Toda a estaca é dolorosa. E peço aos meus leitores que fechem os olhos e contenham um estremecimento, o inominável arrepio: vou falar da estaca de Vlad Drăculea, Vlad III, que três vezes reinou na Valáquia, esse território romeno, no século XV.
E antes de ter na mão a abominável estaca, distraio-me com um pormenor: Drăculea significa em latim “filho de Dracul” ou “filho do dragão” e o dragão era seu pai Vlad II, dito Vlad Dracul. Vlad pai e os seus filhos viveram acrobaticamente entalados entre a potência húngara que lhes queria roubar a soberania e a violência otomana. Eram cristãos, mas venderam de forma avulsa a alma ao diabo. Segundo filho, Vlad Drăculea foi deixado como refém ao sultão otomano – seria já Erdogan? – como garantia da fidelidade da Valáquia ao império turco. E foi nesse patético ostracismo que o filho Vlad soube que os nobres, os traidores boiardos valaquianos, lhe tinham assassinado o pai e o irmão mais velho.
Agora vejam: voltará Vlad, o filho, já de estaca na mão? Nem tanto, antes pelo contrário. Se aguça já a ponta da estaca, é um Vlad sub-reptício que a aguça. Com a maligna influência otomana prefere, manso, tomar o poder.
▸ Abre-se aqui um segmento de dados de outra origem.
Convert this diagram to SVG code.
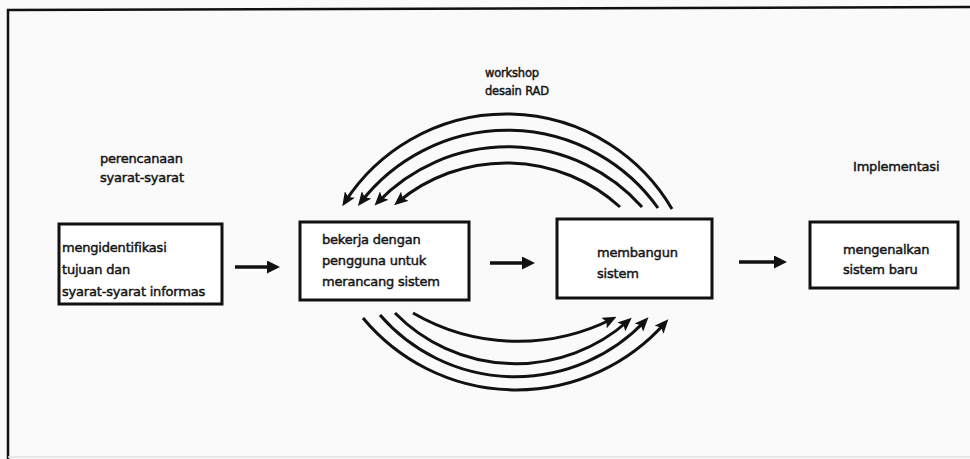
<svg xmlns="http://www.w3.org/2000/svg" width="970" height="459" viewBox="0 0 970 459">
<style>
.bg{fill:#fafafa}
.frame{fill:none;stroke:#111;stroke-width:2.5}
.box rect{fill:#fff;stroke:#111;stroke-width:3}
text{font-family:"DejaVu Sans","Verdana",sans-serif;font-size:13px;fill:#151515;stroke:#151515;stroke-width:0.45;letter-spacing:-0.2px}
.small{font-size:11.5px}
.conn path{fill:none;stroke:#111;stroke-width:3}
.conn line{stroke:#111;stroke-width:3.5}
</style>
<defs>
<marker id="ah" viewBox="0 0 14 12" refX="9" refY="6" markerWidth="14" markerHeight="12" markerUnits="userSpaceOnUse" orient="auto">
<path d="M0,0 L14,6 L0,12 L3,6 z" fill="#111"/>
</marker>
<marker id="ahs" viewBox="0 0 13 13" refX="4" refY="6.5" markerWidth="13" markerHeight="13" markerUnits="userSpaceOnUse" orient="auto">
<path d="M0,0 L13,6.5 L0,13 z" fill="#111"/>
</marker>
</defs>
<rect class="bg" x="0" y="0" width="970" height="459"/>
<path class="frame" d="M8,459 L8,10 L970,7"/>
<line x1="8" y1="457" x2="970" y2="457" stroke="#e2e2dc" stroke-width="1.5"/>

<text x="100" y="163">perencanaan</text>
<text x="100" y="182">syarat-syarat</text>
<text class="small" x="485" y="77">workshop</text>
<text class="small" x="485" y="95">desain RAD</text>
<text x="853" y="171">Implementasi</text>

<g id="node-identifikasi" class="box">
<rect x="59" y="224" width="163" height="80"/>
<text x="62" y="252">mengidentifikasi</text>
<text x="62" y="274">tujuan dan</text>
<text x="62" y="296">syarat-syarat informas</text>
</g>
<g id="node-bekerja" class="box">
<rect x="300" y="222" width="169" height="78"/>
<text x="322" y="244">bekerja dengan</text>
<text x="322" y="265">pengguna untuk</text>
<text x="322" y="286">merancang sistem</text>
</g>
<g id="node-membangun" class="box">
<rect x="557" y="219" width="155" height="79"/>
<text x="597" y="257">membangun</text>
<text x="597" y="278">sistem</text>
</g>
<g id="node-mengenalkan" class="box">
<rect x="810" y="222" width="148" height="66"/>
<text x="843" y="254">mengenalkan</text>
<text x="843" y="274">sistem baru</text>
</g>

<g id="connectors" class="conn">
<line x1="235" y1="267" x2="271" y2="267" marker-end="url(#ahs)"/>
<line x1="490" y1="263" x2="526" y2="263" marker-end="url(#ahs)"/>
<line x1="739" y1="262" x2="778" y2="262" marker-end="url(#ahs)"/>

<path d="M672,209 A192,192 0 0 0 345,202" marker-end="url(#ah)"/>
<path d="M658,208 A185,185 0 0 0 361,202" marker-end="url(#ah)"/>
<path d="M642,207 A180,180 0 0 0 378,202" marker-end="url(#ah)"/>
<path d="M620,207 A169,169 0 0 0 398,202" marker-end="url(#ah)"/>

<path d="M363,318 A199,199 0 0 0 665,323" marker-end="url(#ah)"/>
<path d="M380,315 A179,179 0 0 0 645,321" marker-end="url(#ah)"/>
<path d="M395,313 A169,169 0 0 0 628,321" marker-end="url(#ah)"/>
<path d="M413,313 A209,209 0 0 0 612,319" marker-end="url(#ah)"/>
</g>
</svg>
E chega a Páscoa. Podia ter sido noutro domingo, mas não: foi a 17 de Abril de 1475. Vlad III convidou todos os boiardos, a finíssima flor valaquiana, para a missa da ressurreição do Senhor Jesus Cristo no castelo de Targoviste. Só eu já contei mais de 200 jejuados, compungidos e redimidos aristocratas. Tivesse eu escrito esta crónica há 20 anos e estaria a puxar de um cigarro e a perguntar-me: por que jazem no chão do pátio exterior mais de 200 aguçadíssimas estacas, de tão perfurante e pérfida ponta?
Ite, missa est. Já a fidalguia se regala com as entradas de Avilez e antecipa um primeiro prato do 100 Maneiras, quando o horror negro de guardas e guerreiros cerca a sala. Um silêncio agudo e indelicado deita-se com os convivas. Vlad III, filho do dragão, declina a vingança, com a pompa heróica de um Victor Hugo e a dicção barítona de um Manuel Alegre. Os ouvidos da futura Europa escutam os gritos desafinados, esganiçados de 200 nobres valaquianos.
E digo o que não consigo calar: a dor da estaca de Vlad III é indubitável. É uma estaca que conjuga sofregamente o verbo empalar na sua versão otomana. A Idade Média empalou na vertical, Vlad III empala na horizontal.
Há uma diferença subtil e terebrante. Na vertical, estaca enterrada no chão, o corpo da vítima coloca-se sobre a ponta aguçada e é o peso do corpo que o vai fazendo enterrar-se em agonia lenta; na horizontal, desnudada a vítima, a ponta da estaca é introduzida, com humaníssimo cuidado, nesse delicado orifício que o sol raramente ilumina, até sair, porventura por um ombro, só depois se erguendo a estaca com a espantada e ultrajada vítima. Em ambos os casos, o exímio carrasco tudo fará para que a perfuração evite ao máximo tocar órgãos vitais: a salvaguarda canalha de um longo martírio é o desígnio da boa vingança.
No pátio do castelo de Targoviste erguem-se agora 200 estacas, cada um com um boiardo empalado. Um frémito obsessivo, quase uma agitada oração, farfalha entre as árvores, mulheres, filhos, netos, avós dos empalados em feroz condolência. Vlad III, o Empalador, levá-los-á para uma caminhada de morte.
Dez anos depois de lhe terem matado pai e irmão, a vingança de Vlad Drăculea está consumada. O massacre que Coppola encenou no baptismo do filho de Michael Corleone, no primeiro e sublime “Padrinho”, é só a arte a imitar a velha e atormentada vida.